Beowulf on Steorarume

Text of
Charm Against
a Sudden Stitch

facing a New Translation
(with explanatory notes)

edited & translated by

from the Lacnunga, fol. 175r-176r
(British Library MS Harley 585 [Gneuss 421])
The attack of elves was believed to be responsible for mysterious suffering in men and livestock. Known as 'elfshot'--sudden shooting pains localised to a particular area of the body, such as in rheumatism, arthritis or muscle stitches or cramps--elves were thought to shoot darts or arrows where such pains had no obvious external cause. Belief in elfshot persisted into the 20th-c. in rural areas, and as proof, country folk would sometimes find small arrowheads (the remains of Neolithic or Mesolithic flints, or naturally-occuring spear-shaped stones). These elves are not the small, benign, bewinged creatures of bland children's stories, but rather beings more akin to demons. Though elves seem not to have been considered wholly malign as many Anglo-Saxon names contain ælf as a morpheme (e.g. Ælf-rede 'elf-counsel', Ælf-ric 'elf-king', &c.) 

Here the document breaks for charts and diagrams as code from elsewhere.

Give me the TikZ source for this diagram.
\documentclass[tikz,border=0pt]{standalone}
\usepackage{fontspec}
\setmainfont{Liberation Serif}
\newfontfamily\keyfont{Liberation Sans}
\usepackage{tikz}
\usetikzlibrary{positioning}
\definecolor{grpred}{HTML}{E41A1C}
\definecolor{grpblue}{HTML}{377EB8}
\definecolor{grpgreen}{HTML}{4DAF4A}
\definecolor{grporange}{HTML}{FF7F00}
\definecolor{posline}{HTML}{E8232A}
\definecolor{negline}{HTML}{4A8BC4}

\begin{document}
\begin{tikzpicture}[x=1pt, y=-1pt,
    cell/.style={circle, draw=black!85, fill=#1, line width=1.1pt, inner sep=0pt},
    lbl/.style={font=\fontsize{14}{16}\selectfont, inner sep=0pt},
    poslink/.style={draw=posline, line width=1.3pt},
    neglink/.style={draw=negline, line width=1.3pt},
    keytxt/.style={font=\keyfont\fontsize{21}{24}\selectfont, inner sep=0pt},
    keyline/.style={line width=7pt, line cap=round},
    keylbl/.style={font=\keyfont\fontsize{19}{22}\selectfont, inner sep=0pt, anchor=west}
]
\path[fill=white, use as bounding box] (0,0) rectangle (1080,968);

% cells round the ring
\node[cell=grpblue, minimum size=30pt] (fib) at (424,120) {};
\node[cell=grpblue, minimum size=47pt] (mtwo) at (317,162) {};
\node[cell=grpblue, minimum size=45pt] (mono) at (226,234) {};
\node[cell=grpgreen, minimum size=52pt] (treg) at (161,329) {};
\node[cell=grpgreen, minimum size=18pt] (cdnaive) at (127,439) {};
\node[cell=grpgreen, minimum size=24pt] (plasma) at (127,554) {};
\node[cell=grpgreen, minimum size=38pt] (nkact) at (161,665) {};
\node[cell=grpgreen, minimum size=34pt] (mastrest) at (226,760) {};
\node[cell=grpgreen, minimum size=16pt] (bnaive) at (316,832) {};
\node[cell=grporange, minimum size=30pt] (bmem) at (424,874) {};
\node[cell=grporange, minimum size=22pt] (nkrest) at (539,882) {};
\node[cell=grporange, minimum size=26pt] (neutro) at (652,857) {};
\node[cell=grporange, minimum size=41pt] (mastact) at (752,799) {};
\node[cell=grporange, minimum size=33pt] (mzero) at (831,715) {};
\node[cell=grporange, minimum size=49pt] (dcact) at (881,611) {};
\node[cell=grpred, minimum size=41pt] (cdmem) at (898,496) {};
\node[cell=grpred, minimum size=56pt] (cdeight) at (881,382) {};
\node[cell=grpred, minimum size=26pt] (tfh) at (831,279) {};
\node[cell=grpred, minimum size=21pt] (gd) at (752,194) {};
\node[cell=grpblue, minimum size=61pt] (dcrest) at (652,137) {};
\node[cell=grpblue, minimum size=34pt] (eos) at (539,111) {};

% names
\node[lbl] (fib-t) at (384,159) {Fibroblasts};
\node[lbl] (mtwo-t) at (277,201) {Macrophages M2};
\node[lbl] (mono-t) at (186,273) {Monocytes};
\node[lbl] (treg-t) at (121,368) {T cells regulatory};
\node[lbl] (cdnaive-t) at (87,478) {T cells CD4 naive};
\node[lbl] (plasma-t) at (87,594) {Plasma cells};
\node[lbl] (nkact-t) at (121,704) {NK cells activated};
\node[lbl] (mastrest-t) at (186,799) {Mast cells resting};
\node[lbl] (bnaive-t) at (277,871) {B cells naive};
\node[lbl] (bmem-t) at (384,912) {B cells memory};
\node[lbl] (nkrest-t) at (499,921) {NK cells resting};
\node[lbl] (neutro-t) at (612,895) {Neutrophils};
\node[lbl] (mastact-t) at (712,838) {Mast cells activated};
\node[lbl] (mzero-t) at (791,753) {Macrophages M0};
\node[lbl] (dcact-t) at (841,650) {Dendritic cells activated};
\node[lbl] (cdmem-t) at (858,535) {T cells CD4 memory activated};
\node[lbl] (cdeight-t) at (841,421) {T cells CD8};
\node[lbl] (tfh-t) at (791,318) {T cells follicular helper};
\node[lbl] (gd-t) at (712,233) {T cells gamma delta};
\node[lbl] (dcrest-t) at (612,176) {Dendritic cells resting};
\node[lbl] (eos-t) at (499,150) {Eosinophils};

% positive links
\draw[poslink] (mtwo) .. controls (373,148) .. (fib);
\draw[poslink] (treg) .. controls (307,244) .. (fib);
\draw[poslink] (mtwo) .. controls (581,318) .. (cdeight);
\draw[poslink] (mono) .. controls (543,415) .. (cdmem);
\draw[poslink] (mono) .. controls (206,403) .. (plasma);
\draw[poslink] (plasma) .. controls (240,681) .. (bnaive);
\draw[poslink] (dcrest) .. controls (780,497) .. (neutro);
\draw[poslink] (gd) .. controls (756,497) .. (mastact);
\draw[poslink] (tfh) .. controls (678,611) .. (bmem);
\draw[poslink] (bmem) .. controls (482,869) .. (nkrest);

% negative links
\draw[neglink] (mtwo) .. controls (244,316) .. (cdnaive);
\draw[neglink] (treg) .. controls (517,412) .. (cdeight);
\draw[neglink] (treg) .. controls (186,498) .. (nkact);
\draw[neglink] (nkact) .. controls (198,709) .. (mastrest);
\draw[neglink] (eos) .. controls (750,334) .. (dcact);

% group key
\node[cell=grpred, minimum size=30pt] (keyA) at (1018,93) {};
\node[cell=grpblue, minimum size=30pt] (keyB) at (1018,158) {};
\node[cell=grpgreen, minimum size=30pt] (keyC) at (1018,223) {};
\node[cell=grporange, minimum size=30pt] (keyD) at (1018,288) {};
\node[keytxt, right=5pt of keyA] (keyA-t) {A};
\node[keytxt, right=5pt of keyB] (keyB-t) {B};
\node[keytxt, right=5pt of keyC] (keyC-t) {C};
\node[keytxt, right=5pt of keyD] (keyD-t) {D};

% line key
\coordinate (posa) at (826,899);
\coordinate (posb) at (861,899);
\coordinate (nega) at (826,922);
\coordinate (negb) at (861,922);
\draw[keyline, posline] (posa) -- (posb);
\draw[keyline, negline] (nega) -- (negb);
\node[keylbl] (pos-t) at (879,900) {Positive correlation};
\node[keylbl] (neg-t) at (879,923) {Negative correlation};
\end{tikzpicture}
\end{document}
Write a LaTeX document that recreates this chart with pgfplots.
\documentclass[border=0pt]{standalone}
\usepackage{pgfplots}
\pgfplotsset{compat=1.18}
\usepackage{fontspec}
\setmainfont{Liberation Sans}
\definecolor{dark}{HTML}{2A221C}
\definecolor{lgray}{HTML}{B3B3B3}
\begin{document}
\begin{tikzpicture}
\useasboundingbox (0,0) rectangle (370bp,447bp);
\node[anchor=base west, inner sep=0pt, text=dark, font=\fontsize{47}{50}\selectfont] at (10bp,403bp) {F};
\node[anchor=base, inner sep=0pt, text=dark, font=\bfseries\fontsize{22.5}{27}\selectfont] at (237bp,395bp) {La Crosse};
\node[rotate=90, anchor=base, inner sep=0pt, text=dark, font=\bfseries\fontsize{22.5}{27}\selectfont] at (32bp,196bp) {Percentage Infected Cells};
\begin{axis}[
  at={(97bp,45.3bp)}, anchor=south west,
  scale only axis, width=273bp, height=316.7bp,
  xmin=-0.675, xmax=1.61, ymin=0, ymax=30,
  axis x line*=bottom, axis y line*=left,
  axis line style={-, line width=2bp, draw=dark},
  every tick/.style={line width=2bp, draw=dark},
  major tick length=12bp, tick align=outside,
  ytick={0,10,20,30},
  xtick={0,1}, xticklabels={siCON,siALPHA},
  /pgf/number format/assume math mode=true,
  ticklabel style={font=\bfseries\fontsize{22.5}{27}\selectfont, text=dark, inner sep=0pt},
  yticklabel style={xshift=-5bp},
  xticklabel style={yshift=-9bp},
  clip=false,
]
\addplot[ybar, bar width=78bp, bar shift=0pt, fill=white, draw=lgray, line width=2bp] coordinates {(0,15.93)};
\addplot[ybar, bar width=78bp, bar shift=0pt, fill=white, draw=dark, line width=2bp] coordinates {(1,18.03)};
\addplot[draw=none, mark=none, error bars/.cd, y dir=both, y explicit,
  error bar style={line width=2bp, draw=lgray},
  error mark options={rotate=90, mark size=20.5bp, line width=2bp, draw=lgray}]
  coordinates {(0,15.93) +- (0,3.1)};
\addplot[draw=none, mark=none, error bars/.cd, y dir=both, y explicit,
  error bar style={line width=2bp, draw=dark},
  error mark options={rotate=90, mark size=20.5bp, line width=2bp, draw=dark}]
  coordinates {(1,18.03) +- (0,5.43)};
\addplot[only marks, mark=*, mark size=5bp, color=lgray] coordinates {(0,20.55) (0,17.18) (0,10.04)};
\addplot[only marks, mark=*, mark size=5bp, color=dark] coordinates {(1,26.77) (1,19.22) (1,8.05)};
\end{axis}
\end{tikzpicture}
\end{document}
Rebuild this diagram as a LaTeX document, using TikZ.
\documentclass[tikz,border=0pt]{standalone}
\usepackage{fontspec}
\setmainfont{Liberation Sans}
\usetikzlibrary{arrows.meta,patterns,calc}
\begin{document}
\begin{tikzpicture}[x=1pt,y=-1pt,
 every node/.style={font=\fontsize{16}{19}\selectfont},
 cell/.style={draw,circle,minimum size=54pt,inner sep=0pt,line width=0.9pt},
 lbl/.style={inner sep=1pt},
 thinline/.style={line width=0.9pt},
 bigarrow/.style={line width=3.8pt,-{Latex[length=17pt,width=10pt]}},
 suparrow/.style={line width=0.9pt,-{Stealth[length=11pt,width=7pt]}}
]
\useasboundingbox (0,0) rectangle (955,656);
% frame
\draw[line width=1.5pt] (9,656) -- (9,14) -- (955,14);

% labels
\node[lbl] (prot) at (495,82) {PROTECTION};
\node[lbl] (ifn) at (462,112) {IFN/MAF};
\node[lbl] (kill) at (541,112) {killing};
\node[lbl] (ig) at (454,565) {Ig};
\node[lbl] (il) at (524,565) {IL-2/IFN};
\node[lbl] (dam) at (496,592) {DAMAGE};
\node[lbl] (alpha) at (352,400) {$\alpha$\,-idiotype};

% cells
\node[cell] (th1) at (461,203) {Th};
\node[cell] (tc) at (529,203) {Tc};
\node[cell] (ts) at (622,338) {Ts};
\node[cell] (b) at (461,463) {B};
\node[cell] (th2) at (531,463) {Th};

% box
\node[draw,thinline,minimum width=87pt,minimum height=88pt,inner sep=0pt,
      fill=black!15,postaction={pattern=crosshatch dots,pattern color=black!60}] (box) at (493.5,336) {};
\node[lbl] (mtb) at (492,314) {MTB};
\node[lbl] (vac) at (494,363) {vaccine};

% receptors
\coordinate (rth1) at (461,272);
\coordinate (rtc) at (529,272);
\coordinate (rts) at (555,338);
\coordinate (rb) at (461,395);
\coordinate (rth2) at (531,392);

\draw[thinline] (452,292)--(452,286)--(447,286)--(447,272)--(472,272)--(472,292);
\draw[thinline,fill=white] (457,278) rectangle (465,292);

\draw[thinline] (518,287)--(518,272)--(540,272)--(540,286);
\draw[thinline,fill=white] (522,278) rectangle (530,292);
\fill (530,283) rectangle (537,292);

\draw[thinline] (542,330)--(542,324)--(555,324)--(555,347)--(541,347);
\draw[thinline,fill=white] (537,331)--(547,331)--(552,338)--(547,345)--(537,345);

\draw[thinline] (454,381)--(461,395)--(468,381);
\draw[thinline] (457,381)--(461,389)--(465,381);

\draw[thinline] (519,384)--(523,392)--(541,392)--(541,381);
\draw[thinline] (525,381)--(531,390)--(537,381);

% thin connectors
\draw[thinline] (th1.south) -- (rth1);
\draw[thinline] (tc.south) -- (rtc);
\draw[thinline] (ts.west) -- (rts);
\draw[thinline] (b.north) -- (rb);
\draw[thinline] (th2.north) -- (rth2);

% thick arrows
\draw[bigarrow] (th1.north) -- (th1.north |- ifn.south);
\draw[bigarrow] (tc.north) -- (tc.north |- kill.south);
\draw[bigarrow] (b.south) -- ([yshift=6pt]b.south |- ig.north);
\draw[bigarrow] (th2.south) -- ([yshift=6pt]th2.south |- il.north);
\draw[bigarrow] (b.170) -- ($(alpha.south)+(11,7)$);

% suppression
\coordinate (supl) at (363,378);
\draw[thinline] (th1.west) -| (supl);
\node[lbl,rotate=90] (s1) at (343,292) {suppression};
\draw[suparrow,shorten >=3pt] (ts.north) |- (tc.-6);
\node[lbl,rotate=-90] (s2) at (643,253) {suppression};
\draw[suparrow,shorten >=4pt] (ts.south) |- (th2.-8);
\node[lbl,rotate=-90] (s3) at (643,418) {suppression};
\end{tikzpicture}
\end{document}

In the Charm against a Sudden Stitch, the three plants used in the cure--feverfew, red nettle and waybread--all have vaguely spear-shaped leaves, which may have suggested their use as a remedy for pains attributed to elf-arrows. Further, the placing of a knife in liquid as part of the cure also reflects a notion of 'sympathetic magic', in which like is used against like in order to draw out, or transfer, the source of suffering from the patient into another object--in this case, a stabbing pain into a stabbing-instrument.

The þa mihtigan wif 'mighty women' (l.6) who ofer þone hlæw ridan 'ride over barrows' (l.1), gyllende garas sændan 'yell [and] hurl spears' (l.7) seem to be the Anglo-Saxon equivalent of Norse valkyries or perhaps riders in the Wild Hunt (lead by Woden?), as hurling spears recalls rituals dedicated to Óðinn. Glosecki (1989) reads Charm against a Sudden Stitch as a shamanistic procedure in which the læce (healer, doctor) pursues the assailants of his patient into the otherworld and casts the wounding spear back to the mountain (fleoh þær on fyrgenheafde, l.27)--mountain tops again being associated with the worship of Óðinn--sending the patient's pain back to its source. The læce creates ritual protection for himself, presumably to protect him when in the otherworld, with a figurative shield: stod ic under linde, under leohtum scilde 'I stood under lindenwood, behind a light shield'.   

The reference to the smith (ll.11-4), which of course relates to the iron knife thought to be in the patient, may refer to Weland, or an equivalent 'wonder-smith', who may also represent a demiurgic figure in the context of this charm. The mighty women, valkyrie-figures, but darker and less benign than the traditional shield-maidens are grouped with the three other supernatural creatures mentioned in the charm: ylfe 'elves', es(e) 'gods, spirits', and hægtessan 'hags, witches'. The hægtessan themselves may be 'the mighty women'. Es(e) is cognate with Old Norse Áss (pl. Æsir, of whom Óðinn is the foremost). Ylfe 'elves' have already been discussed above.